Partygirl and I returned to our class after the Christmas break. We were standing there singing and my mind wandered a bit, because I realized that I was surrounded by silly scarves.
It snowed a little here yesterday (It will be back into the 60s today — it was just reminding us that it could snow if it wanted to), and it made sense for people to be in their woolies. But here were ladies in barn jackets and sensible shoes, with the addition of a skinny lilac-colored eyelash yarn scarf. Brisk young accountants in pumps, with bulky excrescences draped around their necks. Pierced goths with shiny miniature Hogwarts scarves. It was like the one thing (apart from being in the class) that the majority of the women had in common.

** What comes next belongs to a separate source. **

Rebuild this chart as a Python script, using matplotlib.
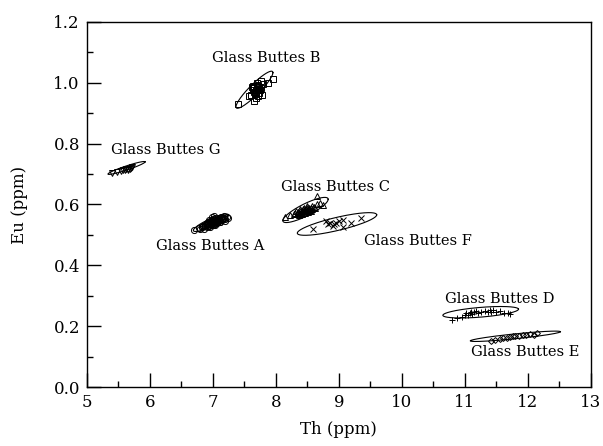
import numpy as np
import matplotlib
matplotlib.use("Agg")
import matplotlib.pyplot as plt
from matplotlib.ticker import MultipleLocator

plt.rcParams['font.family'] = ['DejaVu Serif']

# --- data (Th, Eu in ppm) ---
a_th = [6.70, 6.78, 6.82, 6.85, 6.88, 6.90, 6.92, 6.94, 6.95, 6.97, 6.98, 7.00,
        7.01, 7.02, 7.03, 7.05, 7.06, 7.08, 7.10, 7.12, 7.14, 7.16, 7.18, 7.20,
        7.22, 6.86, 6.91, 6.96, 7.00, 7.04, 7.07, 7.11, 6.89, 6.93, 6.99, 7.09,
        7.13, 7.17, 6.98, 7.02, 6.84, 6.87, 6.90, 6.93, 6.96, 6.99, 7.01, 7.04,
        7.06, 7.09, 7.12, 7.15, 6.94, 6.97, 7.03, 7.07, 6.80, 6.83, 7.19, 7.24]
a_eu = [0.516, 0.522, 0.525, 0.528, 0.530, 0.532, 0.535, 0.530, 0.538, 0.536, 0.542, 0.540,
        0.545, 0.538, 0.548, 0.544, 0.550, 0.547, 0.552, 0.548, 0.555, 0.553, 0.556, 0.552,
        0.558, 0.520, 0.526, 0.527, 0.533, 0.536, 0.541, 0.543, 0.535, 0.540, 0.546, 0.556,
        0.560, 0.562, 0.560, 0.563, 0.530, 0.534, 0.538, 0.543, 0.546, 0.550, 0.552, 0.555,
        0.541, 0.545, 0.544, 0.548, 0.549, 0.531, 0.534, 0.539, 0.520, 0.526, 0.547, 0.554]

b_th = [7.40, 7.95, 7.88, 7.60, 7.65, 7.70, 7.72, 7.68, 7.75, 7.62, 7.70, 7.78,
        7.66, 7.73, 7.64, 7.80, 7.69, 7.58, 7.76, 7.71, 7.67, 7.74, 7.63, 7.69,
        7.72, 7.66, 7.71, 7.77]
b_eu = [0.930, 1.012, 1.000, 0.960, 0.970, 0.980, 0.990, 0.950, 0.975, 0.985, 1.000, 0.960,
        0.940, 0.965, 0.990, 0.995, 0.975, 0.955, 1.005, 0.955, 0.965, 0.985, 0.975, 0.962,
        0.978, 0.982, 0.992, 0.982]

c_th = [8.15, 8.22, 8.28, 8.30, 8.33, 8.35, 8.38, 8.40, 8.42, 8.44, 8.45, 8.47,
        8.48, 8.50, 8.52, 8.53, 8.55, 8.57, 8.60, 8.62, 8.65, 8.70, 8.36, 8.41,
        8.46, 8.51, 8.56, 8.32, 8.39, 8.44, 8.49, 8.58, 8.66, 8.74, 8.37, 8.43,
        8.47, 8.54, 8.41, 8.50]
c_eu = [0.560, 0.565, 0.568, 0.572, 0.570, 0.575, 0.578, 0.574, 0.580, 0.577, 0.583, 0.580,
        0.586, 0.582, 0.588, 0.584, 0.590, 0.586, 0.592, 0.588, 0.628, 0.605, 0.566, 0.569,
        0.572, 0.576, 0.578, 0.580, 0.585, 0.590, 0.594, 0.596, 0.600, 0.598, 0.573, 0.586,
        0.577, 0.581, 0.571, 0.590]

d_th = [10.80, 10.88, 10.95, 11.00, 11.02, 11.05, 11.08, 11.10, 11.12, 11.15, 11.18, 11.20,
        11.25, 11.32, 11.36, 11.40, 11.42, 11.45, 11.50, 11.55, 11.62, 11.68, 11.72]
d_eu = [0.222, 0.226, 0.232, 0.238, 0.244, 0.236, 0.242, 0.248, 0.240, 0.246, 0.250, 0.244,
        0.248, 0.250, 0.246, 0.254, 0.248, 0.252, 0.246, 0.250, 0.244, 0.242, 0.240]

e_th = [11.41, 11.48, 11.55, 11.60, 11.66, 11.72, 11.76, 11.80, 11.86, 11.92, 11.97, 12.04,
        12.10, 12.14]
e_eu = [0.152, 0.156, 0.158, 0.161, 0.163, 0.165, 0.167, 0.169, 0.168, 0.171, 0.170, 0.173,
        0.172, 0.177]

f_th = [8.59, 8.80, 8.83, 8.86, 8.90, 8.92, 8.95, 9.00, 9.06, 9.06, 9.20, 9.35]
f_eu = [0.520, 0.545, 0.535, 0.540, 0.530, 0.535, 0.540, 0.545, 0.550, 0.526, 0.540, 0.555]

g_th = [5.40, 5.48, 5.55, 5.58, 5.60, 5.62, 5.65, 5.66, 5.68, 5.70, 5.72]
g_eu = [0.703, 0.706, 0.710, 0.712, 0.713, 0.715, 0.716, 0.714, 0.718, 0.720, 0.722]

# ellipse: centre Th, centre Eu, half major axis (dTh, dEu), vertical half chord
ell_a = (6.97, 0.540, 0.28, 0.025, 0.014)
ell_b = (7.66, 0.977, 0.293, 0.056, 0.024)
ell_c = (8.47, 0.582, 0.36, 0.035, 0.022)
ell_d = (11.25, 0.246, 0.60, 0.010, 0.016)
ell_e = (11.80, 0.167, 0.715, 0.015, 0.008)
ell_f = (8.97, 0.536, 0.63, 0.030, 0.022)
ell_g = (5.63, 0.720, 0.295, 0.020, 0.007)

labels = ['Glass Buttes A', 'Glass Buttes B', 'Glass Buttes C', 'Glass Buttes D',
          'Glass Buttes E', 'Glass Buttes F', 'Glass Buttes G']
label_th = [6.95, 7.85, 8.95, 11.55, 11.95, 10.25, 6.25]
label_eu = [0.462, 1.080, 0.657, 0.291, 0.116, 0.479, 0.780]

groups = [
    (a_th, a_eu, ell_a, 'o'),
    (b_th, b_eu, ell_b, 's'),
    (c_th, c_eu, ell_c, '^'),
    (d_th, d_eu, ell_d, '+'),
    (e_th, e_eu, ell_e, 'D'),
    (f_th, f_eu, ell_f, 'x'),
    (g_th, g_eu, ell_g, 'v'),
]

fig = plt.figure(figsize=(6.03, 4.46), dpi=100)
ax = fig.add_axes([0.144, 0.132, 0.836, 0.819])

t = np.linspace(0, 2 * np.pi, 200)
for th, eu, (cx, cy, ax_, ay_, h), mk in groups:
    size = 3.0 if mk == 'D' else 4.4
    ax.plot(th, eu, linestyle='none', marker=mk, markersize=size,
            markerfacecolor='none', markeredgecolor='black', markeredgewidth=0.7)
    ax.plot(cx + np.cos(t) * ax_, cy + np.cos(t) * ay_ + np.sin(t) * h,
            color='black', lw=0.8)

for txt, x, y in zip(labels, label_th, label_eu):
    ax.text(x, y, txt, ha='center', va='center', fontsize=10.5)

ax.set_xlim(5, 13)
ax.set_ylim(0, 1.2)
ax.xaxis.set_major_locator(MultipleLocator(1))
ax.xaxis.set_minor_locator(MultipleLocator(0.5))
ax.yaxis.set_major_locator(MultipleLocator(0.2))
ax.yaxis.set_minor_locator(MultipleLocator(0.1))
ax.yaxis.set_major_formatter(plt.FormatStrFormatter('%.1f'))
ax.tick_params(which='both', direction='in', top=False, right=False, labelsize=12)
ax.tick_params(which='major', length=10, width=1, pad=5)
ax.tick_params(which='minor', length=4.5, width=1)
for s in ax.spines.values():
    s.set_linewidth(1.0)

ax.set_xlabel('Th (ppm)', fontsize=12, labelpad=7)
ax.set_ylabel('Eu (ppm)', fontsize=12, labelpad=18)

fig.savefig('out.png', dpi=100)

This is what happens if you begin your usual hat pattern with a feather-and-fan. Any favorite lace stitch, really. Do one repeat of the pattern and carry on with stockinette. Then just complete the hat as you usually do.
One of the knitting bloggers calls this kind of thing “moose lace” — lace made in sport or worsted weight. It gives you a neat scalloped edge and a suggestion of laciness without much effort.
Arrived home, I got in half a row of Erin while checking out what my 1943 sewing book had to say about nightgowns. The one I am sewing is from 1912, but that is still closer to 1943 than to 2006, so I thought it might be enlightening.
Apparently, you must first decide whether you are making a Utility nightgown or a Luxurious one. Utility nightgowns should be made several at a time, in an assembly-line fashion, by machine. Luxurious ones (you can adapt your evening gown patterns to make them — I know that will be a relief to you) should have hand-rolled hems, especially on the ruffles, and may be “encrusted” with lace and embroidery.
In fact, while you are in the mood to encrust things, the book goes on to say that handmade bra and panty sets make welcome gifts. I tried to imagine presenting Partygirl or The Poster Queen with a handmade bra and panty set. Can’t quite envision that. Something has changed since 1943.